Is this just "unconscious cerebration"? No. At least I don't think it is. I think that idea is sort of chutzpah, and frankly irrelevant to the remarkable meaning of being a conscious expression of a unity of common need. That we unconsciously seek confirmation of self from one another speaks to the intensity of our interdependence. Faces, voices, - visual input, audial input, in neuroscience talk - change the structure of our attention to attune in a new way, to bring about a particular effect in self-experience. 
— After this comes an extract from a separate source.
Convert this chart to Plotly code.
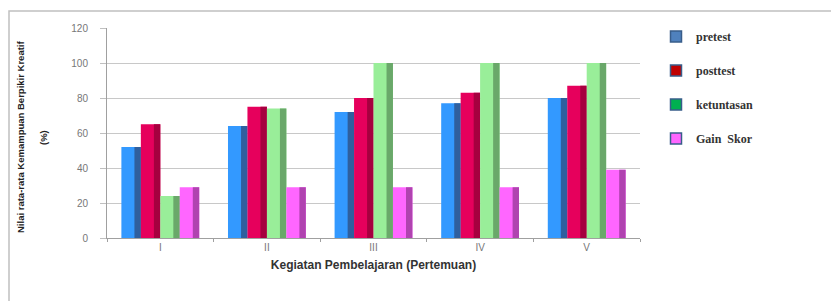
import plotly.graph_objects as go

categories = ["I", "II", "III", "IV", "V"]
pretest = [52, 64, 72, 77, 80]
posttest = [65, 75, 80, 83, 87]
ketuntasan = [24, 74, 100, 100, 100]
gain_skor = [29, 29, 29, 29, 39]
series_names = ["pretest", "posttest", "ketuntasan", "Gain  Skor"]
y_ticks = [0, 20, 40, 60, 80, 100, 120]

bar_colors = ["#3399ff", "#e6005c", "#99ee99", "#ff66ff"]
shade_colors = ["#2f5f9e", "#a6003f", "#6aa86a", "#b043b0"]
legend_colors = ["#4f81bd", "#c00000", "#00b050", "#ff66ff"]

GROUP_W = 0.73
BAR_W = GROUP_W / 4
SHADE_FRAC = 0.33

fig = go.Figure()
for i, (name, vals, col, scol) in enumerate(zip(series_names, [pretest, posttest, ketuntasan, gain_skor],
                                                 bar_colors, shade_colors)):
    off = -GROUP_W / 2 + i * BAR_W
    fig.add_trace(go.Bar(x=categories, y=vals, name=name, offset=off, width=BAR_W,
                         marker=dict(color=col, line=dict(width=0)), showlegend=False))
    fig.add_trace(go.Bar(x=categories, y=vals, name=name, offset=off + BAR_W * (1 - SHADE_FRAC),
                         width=BAR_W * SHADE_FRAC, hoverinfo="skip",
                         marker=dict(color=scol, line=dict(width=0)), showlegend=False))
for i, (name, col) in enumerate(zip(series_names, legend_colors)):
    fig.add_trace(go.Scatter(x=[None], y=[None], mode="markers", name=name, legendgroup="g%d" % i,
                             marker=dict(symbol="square", size=11, color=col,
                                         line=dict(color="#385d8a", width=1.5))))

# page offset of 8px (body margin) is accounted for
OFF = 8
W, H = 839 - OFF, 301 - OFF
PL, PR, PT, PB = 107, 640, 28, 238  # plot area in page pixels
L, R, T, B = PL - OFF, W - (PR - OFF), PT - OFF, H - (PB - OFF)
PW, PH = PR - PL, PB - PT


def px(x):
    return (x - PL) / PW


def py(y):
    return (PB - y) / PH


fig.update_layout(
    width=W, height=H,
    margin=dict(l=L, r=R, t=T, b=B),
    paper_bgcolor="white", plot_bgcolor="white",
    barmode="overlay",
    font=dict(family="Liberation Sans, Arial, sans-serif", color="#555555"),
    legend=dict(x=px(656), y=py(22), xanchor="left", yanchor="top",
                font=dict(family="Liberation Serif, Times New Roman, serif", size=12, color="#333333",
                          weight="bold"),
                tracegroupgap=15, bgcolor="rgba(0,0,0,0)"),
    xaxis=dict(showline=True, linecolor="#a0a0a0", ticks="outside", ticklen=3, tickcolor="#a0a0a0",
               tickson="boundaries", tickfont=dict(size=10, color="#777777"),
               title=dict(text="<b>Kegiatan Pembelajaran (Pertemuan)</b>",
                          font=dict(size=12, color="#333333"), standoff=8)),
    yaxis=dict(range=[0, 120], tickvals=y_ticks, showline=True, linecolor="#a0a0a0",
               gridcolor="#c8c8c8", gridwidth=1, ticks="outside", ticklen=6, tickcolor="#c0c0c0",
               tickfont=dict(size=10, color="#777777"), ticklabelstandoff=10, zeroline=False),
    shapes=[dict(type="rect", xref="paper", yref="paper",
                 x0=px(9), x1=px(850), y0=py(310), y1=py(11),
                 line=dict(color="#c0c0c0", width=1.5), layer="below")],
    annotations=[
        dict(text="<b>Nilai rata-rata Kemampuan Berpikir Kreatif</b>", textangle=-90,
             xref="paper", yref="paper", x=px(20), y=py(137), xanchor="center", yanchor="middle",
             showarrow=False, font=dict(size=9.5, color="#222222")),
        dict(text="<b>(%)</b>", textangle=-90,
             xref="paper", yref="paper", x=px(43), y=py(138), xanchor="center", yanchor="middle",
             showarrow=False, font=dict(size=9.5, color="#222222")),
    ],
)

fig.write_html("out.html")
Notice I always speak with an underlying dualism. Mind and it's object. Mindfully probing self, demarcating always the act of perception from the thing perceived. The former is the real thing, the thing looking for the thing. You can talk about brains all you like, and emphasize evolutionary processes: this, as can be seen, is a pride of focus for me. But in the end of the day, I see s causally active mind - morally, and empathically aware in the way we mean by "love" and "awe" and "compassion" - sometimes coming through, but more often than not being coordinated by the affective factors shared with primates and other mammals. Competition. Defensiveness. The felt need to express strength and defend against ideas that conflict with the idea of strength. Strength, power; the exisential qualia intrinsic in phenomenal states of pride conduce to feedback loops that build narratives consistent with past meaning-structures. Shame is an enemy to this mind, and yet its not acknowledged as such. Our present, modern day society talks about morality in abstract terms, but fails to generalize it to the real world. The mind is fractured. It is a dynamical system that somehow maintains a 'general identity' (in mentally normal people) yet maintains enough looseness to create internal incoherence between "self stated views", such as the self-belief that one is fair, kind, and nice, and those times when one is pressed by his social relationships to act in ways that are unfair, unkind, and mean-spirited. Each situation is unique; and in some situations, shame is the enemy - by which I mean:awkward experiences; being left out; saying something that might get a certain type of feedback. Semantics and style are serving the same goal; and the coherency operates by "keeping away" negative affective reactions.